Saturday, September 4, 2021

Book Review: Whether Change: The Revolution Will Be Weird Edited by Scott Gable & C. Dombrowski


Whether Change: The Revolution Will Be Weird
Edited by Scott Gable & C. Dombrowski

Paperback, 180 pages
Published August 3rd 2021 by Broken Eye Books


Revolution means many things in literature as it does in the world. Fighting for change in the world more often than not means envisioning the world we want to see. In most cases of both mainstream and radical speculative fiction, it means shining a light on a world we hope never to ever see. Broken Eye Books have released steampunk ghost and Lovecraftian anthologies including two volumes of books about campus life at Howie’s made-up university. All fun and exciting stuff but this book which has an activist feel is the most exciting to me.

It features several authors I was aware of and interested in such as Nick Mamatas and Nadia Bulkin and new discoveries like Bogi Takacs.  That is what the best anthologies do, give you a few authors you know and respect while opening your eyes to new talent.

From the back cover:

“Tomorrow is here! Superpowered nationalists, CRISPR babies, alien communists, bloodsucking buildings, holy street justice, otherworldly anarchists, resurrection in the post-apocalypse, and more. There will be no going back.”

My favorite stories in the collection were the stories by Bogi Takacs, Nick Mamatas, and S.B. Divya. Let’s start with my favorite the Takacs tale “A Technical Term, Like Privilege.” This delightfully strange story could be called Bizarro, Surrealist, or Absurdist. I am not such any of those are exactly right but the story is a very unique piece with biological homes, body horror class warfare, and probably more I could identify with a closer look. In this story, the main character lives in a housebeast.

What do I mean by class warfare body horror…

“I glare at the dark purple walls, the rugged, ribbed interior of the housebeast. Why does it need me? I can’t even hate it. I feel bad for it. It’s trapped same as I am. It needs my cheap blood filled with magic and whatever power comes out of a hot dog after it’s digested. I’m surprised my terrible diet hasn’t poisoned it already.

Well, that would certainly be a way to take Revenge on the rental office.”


Yes, this story is the reason I have the Dead Kennedys song “Let’s Lynch the Landlord” stuck in my head. This story is a wonderful metaphor for me to read when the eviction ban was being over turned and debated nationally.  

Nick Mamatas story The Nth International is a comical piece that savagely mocks the billionaire space race and features a communist Alexa AI assistant. It would be easy to laugh off this story as a goofy satire but it is no less radical than anything else in the collection. S.B. Divya writes the most emotionally rich story in the collection, it is subtle but a poetic story that really worked for me.

I loved almost all the stories in one way or another.WC Dunlap’s opener Salt Water to Wine played with mythology in a cool way and Nadia Bulkin’s story Purity was short but more evocative than some novels.

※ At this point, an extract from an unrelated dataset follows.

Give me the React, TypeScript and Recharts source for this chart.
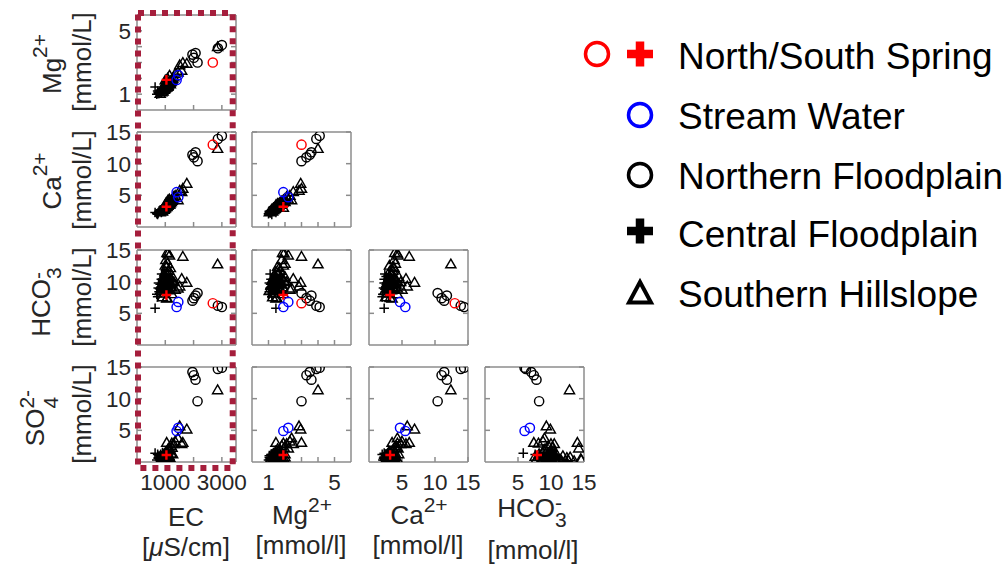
import React from 'react';
import { ScatterChart, Scatter, XAxis, YAxis } from 'recharts';

// Each sample: [EC (µS/cm), Mg2+, Ca2+, HCO3-, SO4 2- (mmol/L)]; null = not measured
type Sample = (number | null)[];

const northSpring: Sample[] = [[2680, 3.0, 13.0, 6.6, null]];
const southSpring: Sample[] = [[1040, 1.9, 3.2, 7.9, 1.1]];
const streamWater: Sample[] = [
  [1460, 2.2, 4.7, 6.8, 5.4],
  [1400, 1.9, 5.5, 6.0, 4.9],
];
const northernFloodplain: Sample[] = [
  [2140, 3.0, 10.4, 8.2, 9.6],
  [1960, 3.5, 11.4, 7.0, 14.2],
  [2070, 3.6, 11.8, 7.8, 13.0],
  [2010, 3.3, 11.0, 7.4, 13.7],
  [2860, 3.9, 13.9, 6.2, 14.7],
  [3000, 4.1, 14.4, 6.0, 14.9],
];
const centralFloodplain: Sample[] = [
  [640, 1.45, 2.3, 5.8, 1.4],
  [700, 1.0, 2.1, 8.0, 0.3],
  [750, 1.1, 2.2, 9.0, 0.6],
  [780, 1.05, 2.5, 8.4, 1.0],
  [820, 1.2, 2.7, 9.6, 0.2],
  [860, 1.15, 2.3, 10.4, 0.8],
  [900, 1.3, 2.9, 8.8, 1.5],
  [940, 1.25, 3.0, 9.9, 0.4],
  [960, 1.4, 2.6, 10.8, 1.1],
  [1000, 1.35, 3.2, 9.2, 0.1],
  [1040, 1.5, 3.4, 8.6, 0.7],
  [1080, 1.45, 3.0, 10.1, 1.9],
  [1120, 1.6, 3.6, 9.4, 0.5],
  [870, 1.1, 2.4, 11.2, 0.3],
  [730, 1.2, 2.0, 7.6, 1.2],
  [1150, 1.55, 3.8, 8.2, 1.3],
  [800, 1.1, 2.5, 8.9, 0.4],
  [840, 1.15, 2.6, 9.1, 1.2],
  [920, 1.3, 2.8, 9.5, 0.9],
  [980, 1.35, 3.0, 8.5, 0.5],
  [1010, 1.4, 3.1, 9.9, 1.6],
  [1060, 1.5, 3.3, 9.0, 0.2],
  [760, 1.05, 2.3, 9.8, 0.7],
];
const southernHillslope: Sample[] = [
  [2850, 4.0, 12.4, 12.8, 11.4],
  [1510, 2.85, 5.8, 9.3, 5.7],
  [1760, 2.95, 6.9, 9.9, 5.2],
  [1580, 2.5, 5.6, 10.5, 2.9],
  [1450, 2.4, 4.3, 9.0, 3.8],
  [1100, 1.95, 4.3, 14.5, 0.5],
  [1620, 3.0, 6.1, 14.0, 3.1],
  [1000, 1.9, 3.1, 12.6, 0.3],
  [1080, 2.0, 4.0, 12.9, 0.8],
  [1150, 2.2, 4.4, 14.2, 2.2],
  [1020, 1.8, 3.8, 13.5, 0.2],
  [1120, 1.7, 3.6, 11.8, 1.0],
  [980, 1.6, 3.4, 11.2, 0.4],
  [1060, 1.85, 3.9, 14.6, 0.4],
  [820, 1.05, 2.4, 8.6, 0.2],
  [880, 1.15, 2.6, 9.4, 0.5],
  [920, 1.2, 2.8, 10.2, 0.1],
  [950, 1.3, 2.9, 8.9, 0.8],
  [980, 1.35, 3.1, 10.9, 0.3],
  [1000, 1.4, 3.0, 9.8, 1.2],
  [1020, 1.5, 3.3, 10.6, 0.6],
  [1050, 1.45, 3.5, 7.4, 3.1],
  [1080, 1.6, 3.4, 11.4, 0.4],
  [1100, 1.55, 3.7, 9.1, 2.1],
  [1130, 1.7, 3.9, 10.4, 1.0],
  [1160, 1.75, 3.6, 9.7, 0.7],
  [1200, 1.8, 4.1, 9.6, 2.6],
  [1230, 1.9, 4.3, 8.1, 3.0],
  [1260, 2.0, 4.5, 10.8, 1.3],
  [1300, 2.1, 4.8, 10.0, 2.9],
  [1350, 2.3, 5.0, 8.8, 3.3],
  [900, 1.25, 2.5, 7.6, 0.9],
  [1060, 1.5, 3.2, 7.5, 0.0],
  [1180, 1.65, 3.8, 12.2, 0.2],
  [900, 1.3, 2.7, 9.8, 0.6],
  [940, 1.35, 2.9, 10.5, 1.0],
  [970, 1.4, 3.0, 9.2, 0.4],
  [1010, 1.45, 3.2, 10.0, 1.5],
  [1040, 1.55, 3.3, 9.5, 0.9],
  [1070, 1.6, 3.5, 10.3, 1.7],
  [1090, 1.5, 3.4, 8.7, 0.3],
  [1110, 1.65, 3.6, 9.9, 1.1],
  [1140, 1.7, 3.7, 8.9, 1.9],
  [1170, 1.8, 3.9, 10.6, 0.5],
  [1210, 1.85, 4.0, 9.2, 1.4],
  [1240, 1.95, 4.2, 10.2, 2.3],
  [990, 1.45, 3.1, 11.6, 0.2],
  [1050, 1.55, 3.6, 12.4, 0.7],
  [960, 1.3, 2.8, 8.2, 1.3],
];

// Axis definitions per variable (EC, Mg, Ca, HCO3, SO4)
const ecDomain: [number, number] = [0, 3500];
const mgDomain: [number, number] = [0, 6];
const concDomain: [number, number] = [0, 15];
const ecTicks = [1000, 2000, 3000];
const ecTickLabels = [1000, 3000];
const mgTicks = [1, 2, 3, 4, 5];
const mgTickLabels = [1, 5];
const concTicks = [5, 10, 15];
const concTickLabels = [5, 10, 15];

const legendLabels = [
  'North/South Spring',
  'Stream Water',
  'Northern Floodplain',
  'Central Floodplain',
  'Southern Hillslope',
];

const domains = [ecDomain, mgDomain, concDomain, concDomain, concDomain];
const ticksFor = [ecTicks, mgTicks, concTicks, concTicks, concTicks];
const labelsFor = [ecTickLabels, mgTickLabels, concTickLabels, concTickLabels, concTickLabels];

// Layout
const FONT = "'Liberation Sans', Arial, Helvetica, sans-serif";
const TXT = '#262626';
const BOX = '#8c8c8c';
const RED = '#ff0000';
const BLUE = '#0000ff';
const colX = [137, 252, 369, 485];
const rowY = [15, 132, 250, 367];
const PW = 99;
const PH = 95;
const M = { top: 15, right: 28, bottom: 46, left: 60 };
// axes occupy 1px each, so margins are reduced by 1 to keep the plot box in place
const MM = { top: M.top - 1, right: M.right - 1, bottom: M.bottom - 1, left: M.left - 1 };
const TICK_FONT = 22.5;

type Kind = 'circle' | 'plus' | 'triangle';

const markerShape = (kind: Kind, color: string, sw: number) => (p: any) => {
  const { cx, cy } = p;
  if (cx == null || cy == null || isNaN(cx) || isNaN(cy)) return <g />;
  if (kind === 'circle') {
    return <circle cx={cx} cy={cy} r={4.6} fill="none" stroke={color} strokeWidth={sw} />;
  }
  if (kind === 'plus') {
    const s = 4.8;
    return (
      <path
        d={`M${cx - s},${cy}H${cx + s}M${cx},${cy - s}V${cy + s}`}
        stroke={color}
        strokeWidth={sw}
        fill="none"
      />
    );
  }
  const h = 4.6;
  return (
    <path
      d={`M${cx},${cy - h * 1.05}L${cx + h * 1.1},${cy + h * 0.85}L${cx - h * 1.1},${cy + h * 0.85}Z`}
      fill="none"
      stroke={color}
      strokeWidth={sw}
      strokeLinejoin="miter"
    />
  );
};

const series = [
  { name: 'Southern Hillslope', rows: southernHillslope, shape: markerShape('triangle', '#000', 1.45) },
  { name: 'Central Floodplain', rows: centralFloodplain, shape: markerShape('plus', '#000', 1.5) },
  { name: 'Northern Floodplain', rows: northernFloodplain, shape: markerShape('circle', '#000', 1.45) },
  { name: 'Stream Water', rows: streamWater, shape: markerShape('circle', BLUE, 1.45) },
  { name: 'North Spring', rows: northSpring, shape: markerShape('circle', RED, 1.45) },
  { name: 'South Spring', rows: southSpring, shape: markerShape('plus', RED, 2.4) },
];

const toPoints = (rows: Sample[], xi: number, yi: number) =>
  rows
    .filter((s) => s[xi] != null && s[yi] != null)
    .map((s) => ({ x: s[xi] as number, y: s[yi] as number }));

const noTick = () => <g />;

const makeXTick = (labels: number[]) => (p: any) =>
  labels.includes(p.payload.value) ? (
    <text x={p.x} y={p.y + 27.5} textAnchor="middle" fontSize={TICK_FONT} fontFamily={FONT} fill={TXT}>
      {p.payload.value}
    </text>
  ) : (
    <g />
  );

const makeYTick = (labels: number[]) => (p: any) =>
  labels.includes(p.payload.value) ? (
    <text x={p.x - 6} y={p.y + 8} textAnchor="end" fontSize={TICK_FONT} fontFamily={FONT} fill={TXT}>
      {p.payload.value}
    </text>
  ) : (
    <g />
  );

const lineStyle = { stroke: BOX, strokeWidth: 1.5 };

function Panel({ r, c }: { r: number; c: number }) {
  const xi = c;
  const yi = r + 1;
  const W = PW + M.left + M.right;
  const H = PH + M.top + M.bottom;
  const xLab = r === 3 ? labelsFor[xi] : [];
  const yLab = c === 0 ? labelsFor[yi] : [];
  return (
    <div style={{ position: 'absolute', left: colX[c] - M.left, top: rowY[r] - M.top, width: W, height: H }}>
      <ScatterChart width={W} height={H} margin={MM}>
        <XAxis
          xAxisId="b"
          type="number"
          dataKey="x"
          orientation="bottom"
          domain={domains[xi]}
          ticks={ticksFor[xi]}
          allowDataOverflow
          height={1}
          interval={0}
          tickSize={-5}
          tickMargin={5}
          axisLine={lineStyle}
          tickLine={lineStyle}
          tick={makeXTick(xLab)}
        />
        <XAxis
          xAxisId="t"
          type="number"
          orientation="top"
          domain={domains[xi]}
          ticks={ticksFor[xi]}
          allowDataOverflow
          height={1}
          interval={0}
          tickSize={-5}
          axisLine={lineStyle}
          tickLine={lineStyle}
          tick={noTick}
        />
        <YAxis
          yAxisId="l"
          type="number"
          dataKey="y"
          orientation="left"
          domain={domains[yi]}
          ticks={ticksFor[yi]}
          allowDataOverflow
          width={1}
          interval={0}
          tickSize={-5}
          tickMargin={5}
          axisLine={lineStyle}
          tickLine={lineStyle}
          tick={makeYTick(yLab)}
        />
        <YAxis
          yAxisId="r"
          type="number"
          orientation="right"
          domain={domains[yi]}
          ticks={ticksFor[yi]}
          allowDataOverflow
          width={1}
          interval={0}
          tickSize={-5}
          axisLine={lineStyle}
          tickLine={lineStyle}
          tick={noTick}
        />
        {series.map((s) => (
          <Scatter
            key={s.name}
            name={s.name}
            xAxisId="b"
            yAxisId="l"
            data={toPoints(s.rows, xi, yi)}
            shape={s.shape}
            isAnimationActive={false}
          />
        ))}
      </ScatterChart>
    </div>
  );
}

const LAB = 26;
const SUB = 21;
const SUBW = 11.7; // advance of one digit at SUB size

function Plus({ cx, cy, color }: { cx: number; cy: number; color: string }) {
  return (
    <path d={`M${cx - 13},${cy}H${cx + 13}M${cx},${cy - 12.5}V${cy + 12.5}`} stroke={color} strokeWidth={8.5} fill="none" />
  );
}

function Overlay() {
  const rot = (x: number, y: number) => `translate(${x},${y}) rotate(-90)`;
  const legendY = [69, 129, 189, 247, 307];
  return (
    <svg width={1005} height={564} style={{ position: 'absolute', left: 0, top: 0, pointerEvents: 'none' }}>
      <g fontFamily={FONT} fill={TXT} fontSize={LAB}>
        {/* Row labels */}
        <text transform={rot(61, 64)} textAnchor="middle">
          <tspan>Mg</tspan>
          <tspan dy={-14} fontSize={SUB}>2+</tspan>
        </text>
        <text transform={rot(91, 62)} textAnchor="middle">[mmol/L]</text>

        <text transform={rot(61, 181)} textAnchor="middle">
          <tspan>Ca</tspan>
          <tspan dy={-14} fontSize={SUB}>2+</tspan>
        </text>
        <text transform={rot(91, 180)} textAnchor="middle">[mmol/L]</text>

        <text transform={rot(50, 302)} textAnchor="middle">
          <tspan>HCO</tspan>
          <tspan dy={11} fontSize={SUB}>3</tspan>
          <tspan dx={-SUBW} dy={-16} fontSize={SUB}>-</tspan>
        </text>
        <text transform={rot(91, 297)} textAnchor="middle">[mmol/L]</text>

        <text transform={rot(44, 418)} textAnchor="middle">
          <tspan>SO</tspan>
          <tspan dy={14} fontSize={SUB}>4</tspan>
          <tspan dx={-SUBW} dy={-24} fontSize={SUB}>2-</tspan>
        </text>
        <text transform={rot(91, 414)} textAnchor="middle">[mmol/L]</text>

        {/* Column labels */}
        <text x={186} y={526} textAnchor="middle">EC</text>
        <text x={186} y={556} textAnchor="middle">
          [<tspan fontStyle="italic">μ</tspan>S/cm]
        </text>

        <text x={302} y={524} textAnchor="middle">
          <tspan>Mg</tspan>
          <tspan dy={-12} fontSize={SUB}>2+</tspan>
        </text>
        <text x={301} y={554} textAnchor="middle">[mmol/l]</text>

        <text x={419} y={524} textAnchor="middle">
          <tspan>Ca</tspan>
          <tspan dy={-12} fontSize={SUB}>2+</tspan>
        </text>
        <text x={418} y={554} textAnchor="middle">[mmol/l]</text>

        <text x={532} y={517} textAnchor="middle">
          <tspan>HCO</tspan>
          <tspan dy={10} fontSize={SUB}>3</tspan>
          <tspan dx={-SUBW} dy={-17} fontSize={SUB}>-</tspan>
        </text>
        <text x={533} y={559} textAnchor="middle">[mmol/l]</text>
      </g>

      {/* Highlight of the EC column */}
      <rect x={138} y={13} width={94.7} height={455} fill="none" stroke="#A51E3C" strokeWidth={6} strokeDasharray="6 6" />

      {/* Legend */}
      <g>
        <circle cx={597} cy={54} r={11.5} fill="none" stroke={RED} strokeWidth={3.5} />
        <Plus cx={640} cy={54} color={RED} />
        <circle cx={640} cy={115} r={11.5} fill="none" stroke={BLUE} strokeWidth={3.5} />
        <circle cx={640} cy={175} r={11.5} fill="none" stroke="#000" strokeWidth={3.5} />
        <Plus cx={640} cy={231} color="#000" />
        <path d="M640,282 L651,302.5 L629,302.5 Z" fill="none" stroke="#000" strokeWidth={4} strokeLinejoin="miter" />
        {legendLabels.map((t, i) => (
          <text key={t} x={678} y={legendY[i]} fontFamily={FONT} fontSize={37} fill="#000">
            {t}
          </text>
        ))}
      </g>
    </svg>
  );
}

export default function App() {
  const panels: React.ReactNode[] = [];
  for (let r = 0; r < 4; r++) {
    for (let c = 0; c <= r; c++) {
      panels.push(<Panel key={`${r}-${c}`} r={r} c={c} />);
    }
  }
  return (
    <div style={{ position: 'absolute', left: 0, top: 0, width: 1005, height: 564, background: '#fff', overflow: 'hidden' }}>
      {panels}
      <Overlay />
    </div>
  );
}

 The exception of Rachel Pollock’s Sarah Memory and Evan J. Peterson’s #wondercabinet. They were both fine stories that I didn’t connect with. Peterson’s story that takes place all in tweets is an interesting experiment just me personally turned me off. I get what he was doing and saw that he executed it fine, there is plenty of excellent commentaries. That said for this structure geek I had a hard time following it.

Whether Change
is a great collection. The revolutionary spirit is something that science fiction more often than not happens upon by accident. This is not an earth-shaking genre-redefining collection like Dangerous Visions in the 60s but it doesn’t need to be that. Whether Change is a home for overlooked voices in mainstream publishing, that is as just as important tossing over the table and redefining a genre. So thank Broken Eye Books by checking out this bold anthology.  

If enough of you do, maybe you all can prove me wrong and change everything. I would welcome a future not like these stories but one where these types of voices are mainstream.